Wigner transport models of the electron-phonon kinetics in quantum wires

Two quantum-kinetic models of ultrafast electron transport in quantum wires are derived from the generalized electron-phonon Wigner equation. The various assumptions and approximations allowing one to find closed equations for the reduced electron Wigner function are discussed with an emphasis on their physical relevance. The models correspond to the Levinson and Barker-Ferry equations, now generalized to account for a space-dependent evolution. They are applied to study the quantum effects in the dynamics of an initial packet of highly nonequilibrium carriers, locally generated in the wire. The properties of the two model equations are compared and analyzed.

Figure 1

Levinson transitions link diagonal with FOD elements. The FOD element is presented by the open circle, and $n$ and $n$ stand for the left and right phonon sets $\left\{n_q\right\}$ and $\left\{n_q\right\}$.

Figure 2

The Barker-Ferry counterpart of the first Levinson transition shown on Fig. 1. Here $\pm 1^{″}$ denotes an increase or decrease by unity of the phonons in mode ${\mathbf{q}}^{″}$ in the left or right basis.

Figure 3

Initial peak (dashed line) and the $50\text{−}\mathrm{fs}$ wave vector density presented in a window of positive $k_z$.

Figure 4

Time evolution of the wave vector distribution obtained from the Levinson model.
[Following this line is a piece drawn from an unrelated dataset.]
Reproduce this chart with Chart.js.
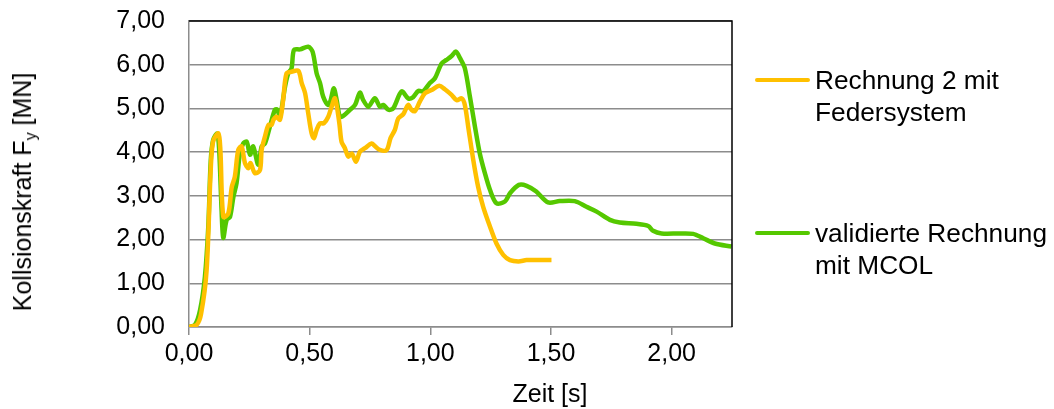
<!DOCTYPE html>
<html>
<head>
<meta charset="utf-8">
<script src="https://cdn.jsdelivr.net/npm/chart.js@4.4.0/dist/chart.umd.min.js"></script>
<style>
  body { margin: 0; background: #fff; font-family: "Liberation Sans", Arial, sans-serif; }
  #wrap { position: relative; width: 1054px; height: 409px; }
  #chart { position: absolute; left: 0; top: 0; }
  .ytitle { position: absolute; left: 24px; top: 192px; font-size: 25px; white-space: nowrap;
            transform: translate(-50%, -50%) rotate(-90deg); color: #000; }
  .ytitle sub { font-size: 16px; vertical-align: -5px; }
  .xtitle { position: absolute; left: 550px; top: 393px; font-size: 25px; transform: translate(-50%, -50%); color: #000; }
  .leg { position: absolute; left: 755px; font-size: 25px; line-height: 32px; color: #000; }
  .leg .swatch { position: absolute; left: 0; top: 14px; width: 55px; height: 4px; border-radius: 2px; }
  .leg .txt { margin-left: 60px; white-space: nowrap; transform: scaleX(1.05); transform-origin: left center; }
</style>
</head>
<body>
<div id="wrap">
  <canvas id="chart" width="1054" height="409"></canvas>
  <div class="ytitle">Kollsionskraft F<sub>y</sub> [MN]</div>
  <div class="xtitle">Zeit [s]</div>
  <div class="leg" id="leg0" style="top:64px"></div>
  <div class="leg" id="leg1" style="top:217px"></div>
</div>
<script>
// Rechnung 2 mit Federsystem
const timeOrange = [0, 0.032, 0.05, 0.073, 0.09, 0.10, 0.122, 0.13, 0.142, 0.163, 0.177, 0.19, 0.204, 0.218, 0.232, 0.246, 0.255, 0.273,
  0.294, 0.301, 0.315, 0.329, 0.342, 0.35, 0.363, 0.377, 0.39, 0.404, 0.425, 0.453, 0.467, 0.481, 0.494, 0.508, 0.518, 0.529,
  0.543, 0.559, 0.577, 0.591, 0.605, 0.623, 0.632, 0.646, 0.66, 0.674, 0.692, 0.708, 0.729, 0.757, 0.77, 0.791, 0.819, 0.835,
  0.853, 0.867, 0.888, 0.908, 0.922, 0.936, 0.957, 0.978, 1.005, 1.037, 1.06, 1.088, 1.109, 1.13, 1.143, 1.157, 1.178, 1.198,
  1.219, 1.247, 1.274, 1.302, 1.33, 1.365, 1.399, 1.454, 1.502];
const forceOrange = [0, 0.05, 0.3, 1.3, 3.6, 4.25, 4.43, 4.05, 2.52, 2.6, 3.2, 3.44, 4.05, 4.13, 3.75, 3.63, 3.75, 3.52,
  3.59, 4.05, 4.36, 4.62, 4.62, 4.74, 4.81, 4.74, 5.19, 5.8, 5.84, 5.86, 5.58, 5.35, 4.89, 4.43, 4.32, 4.51,
  4.66, 4.66, 4.81, 5.04, 5.23, 4.66, 4.24, 4.09, 3.9, 3.97, 3.78, 4.01, 4.09, 4.2, 4.14, 4.05, 4.05, 4.32,
  4.51, 4.77, 4.87, 5.08, 4.97, 4.94, 5.16, 5.35, 5.42, 5.52, 5.44, 5.31, 5.19, 5.23, 5.08, 4.58, 3.82, 3.21,
  2.75, 2.3, 1.91, 1.65, 1.53, 1.5, 1.53, 1.53, 1.53];

// validierte Rechnung mit MCOL
const timeGreen = [0, 0.025, 0.046, 0.066, 0.08, 0.09, 0.10, 0.117, 0.125, 0.135, 0.142, 0.156, 0.17, 0.184, 0.197, 0.211, 0.225,
  0.239, 0.253, 0.266, 0.287, 0.301, 0.315, 0.335, 0.356, 0.366, 0.377, 0.398, 0.411, 0.425, 0.435, 0.46, 0.494, 0.512, 0.529,
  0.543, 0.556, 0.577, 0.587, 0.6, 0.612, 0.625, 0.639, 0.667, 0.688, 0.708, 0.722, 0.743, 0.77, 0.791, 0.805, 0.826, 0.846,
  0.881, 0.908, 0.929, 0.95, 0.97, 0.998, 1.019, 1.047, 1.067, 1.088, 1.106, 1.123, 1.143, 1.164, 1.185, 1.205, 1.226, 1.247,
  1.274, 1.309, 1.33, 1.367, 1.399, 1.439, 1.488, 1.536, 1.598, 1.647, 1.689, 1.744, 1.785, 1.854, 1.903, 1.923, 1.958, 2.034,
  2.089, 2.131, 2.179, 2.248];
const forceGreen = [0, 0.05, 0.39, 1.15, 2.3, 3.8, 4.28, 4.42, 4.05, 2.68, 2.04, 2.45, 2.52, 2.98, 3.29, 3.97, 4.2,
  4.24, 3.94, 4.13, 3.71, 4.13, 4.2, 4.58, 4.97, 4.97, 4.81, 5.5, 5.8, 5.92, 6.34, 6.35, 6.41, 6.3, 5.8,
  5.58, 5.27, 5.08, 5.19, 5.46, 5.19, 4.81, 4.83, 4.97, 5.08, 5.36, 5.19, 5.04, 5.23, 5.04, 5.08, 4.97, 5.0,
  5.39, 5.23, 5.26, 5.4, 5.39, 5.58, 5.69, 6.03, 6.11, 6.2, 6.3, 6.15, 5.92, 5.27, 4.58, 3.97, 3.52, 3.14,
  2.83, 2.87, 3.06, 3.25, 3.23, 3.1, 2.85, 2.88, 2.88, 2.75, 2.64, 2.45, 2.39, 2.36, 2.31, 2.2, 2.14, 2.14,
  2.13, 2.03, 1.91, 1.84];

const seriesNames = [['Rechnung 2 mit', 'Federsystem'], ['validierte Rechnung', 'mit MCOL']];
const seriesColors = ['#FFC000', '#55C800'];

const yTicks = [0, 1, 2, 3, 4, 5, 6, 7];
const xTicks = [0, 0.5, 1, 1.5, 2];

function fmt(v) {
  return v.toFixed(2).replace('.', ',');
}

function toPoints(xs, ys) {
  return xs.map((x, i) => ({ x: x, y: ys[i] }));
}

// legend built in HTML so that the label can wrap onto two lines
seriesNames.forEach((lines, i) => {
  const el = document.getElementById('leg' + i);
  el.innerHTML = '<div class="swatch" style="background:' + seriesColors[i] + '"></div>' +
    lines.map(l => '<div class="txt">' + l + '</div>').join('');
});

// black frame on top and right of the plot area
const frame = {
  id: 'frame',
  afterDraw(chart) {
    const a = chart.chartArea, ctx = chart.ctx;
    ctx.save();
    ctx.strokeStyle = '#000';
    ctx.lineWidth = 1.5;
    ctx.beginPath();
    ctx.moveTo(a.left, a.top);
    ctx.lineTo(a.right, a.top);
    ctx.lineTo(a.right, a.bottom);
    ctx.stroke();
    ctx.restore();
  }
};

const tickFont = { family: '"Liberation Sans", Arial', size: 25 };

const ctx = document.getElementById('chart').getContext('2d');
new Chart(ctx, {
  type: 'line',
  data: {
    datasets: [{
      label: seriesNames[0].join(' '),
      data: toPoints(timeOrange, forceOrange),
      borderColor: seriesColors[0],
      borderWidth: 4.5,
      pointRadius: 0,
      tension: 0.3,
      fill: false
    }, {
      label: seriesNames[1].join(' '),
      data: toPoints(timeGreen, forceGreen),
      borderColor: seriesColors[1],
      borderWidth: 4.5,
      pointRadius: 0,
      tension: 0.3,
      fill: false
    }]
  },
  options: {
    responsive: false,
    animation: false,
    layout: { padding: { top: 21, right: 322, left: 0, bottom: 0 } },
    plugins: {
      legend: { display: false },
      tooltip: { enabled: false }
    },
    scales: {
      x: {
        type: 'linear',
        min: 0,
        max: 2.25,
        afterFit(scale) { scale.height = 82; },
        afterBuildTicks(scale) { scale.ticks = xTicks.map(v => ({ value: v })); },
        ticks: {
          includeBounds: false,
          padding: 4,
          color: '#000',
          font: tickFont,
          maxRotation: 0,
          callback: v => fmt(v)
        },
        grid: { drawOnChartArea: false, drawTicks: true, tickLength: 8, color: '#8c8c8c', lineWidth: 1.5 },
        border: { color: '#8c8c8c', width: 1.5 }
      },
      y: {
        min: 0,
        max: 7,
        afterFit(scale) { scale.width = 189; scale.paddingTop = 0; scale.paddingBottom = 0; },
        afterBuildTicks(scale) { scale.ticks = yTicks.map(v => ({ value: v })); },
        ticks: {
          padding: 24,
          color: '#000',
          font: tickFont,
          callback: v => fmt(v)
        },
        grid: { drawTicks: false, color: '#8c8c8c', lineWidth: 1.5 },
        border: { color: '#8c8c8c', width: 1.5 }
      }
    }
  },
  plugins: [frame]
});
</script>
</body>
</html>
The $175\text{−}\mathrm{fs}$ curve is obtained by direct evaluation of $f(k_z,t)$. The distributions at earlier times are computed indirectly, via the Wigner function.

Figure 5

The $175\text{−}\mathrm{fs}$ wave vector distribution obtained from the Levinson model by direct (L) and indirect (LW) computations via the Wigner function. The difference between the two results is significant; the LW curve becomes negative in the valley between the peaks. The Barker-Ferry curve (solid line) is obtained by direct computations.

Figure 6

(Color online) The Wigner function after $175\mathrm{fs}$ of evolution. The two main peaks are truncated for better resolution. The secondary peaks are formed by electrons which transferred part of their energy to the phonons. The classically forbidden regions are placed on the opposite side of the main peaks, in the nearest left and far right corners of the picture. The regions are populated with rapidly moving electrons.

Figure 7

Electron densities at time 0 and $50\mathrm{fs}$. The ballistic curve (dotted line) coincides everywhere with the $50\text{−}\mathrm{fs}$ solution apart from the central region. There reside electrons slowed down by the scattering events.

Figure 8

Electron density after $175\mathrm{fs}$ evolution. The fastest classical electrons form the fronts of the two ballistic peaks (solid line) slightly above (below) $200\mathrm{nm}$ $(-200\mathrm{nm})$. The fastest quantum electrons of the Levinson (bold line) and Barker-Ferry (dashed line) models reach distances placed farther away from the origin.

Figure 9

Ballistic (solid line), Levinson (bold line), and Barker-Ferry (dashed line) distributions of the mean energy per particle at $175\mathrm{fs}$.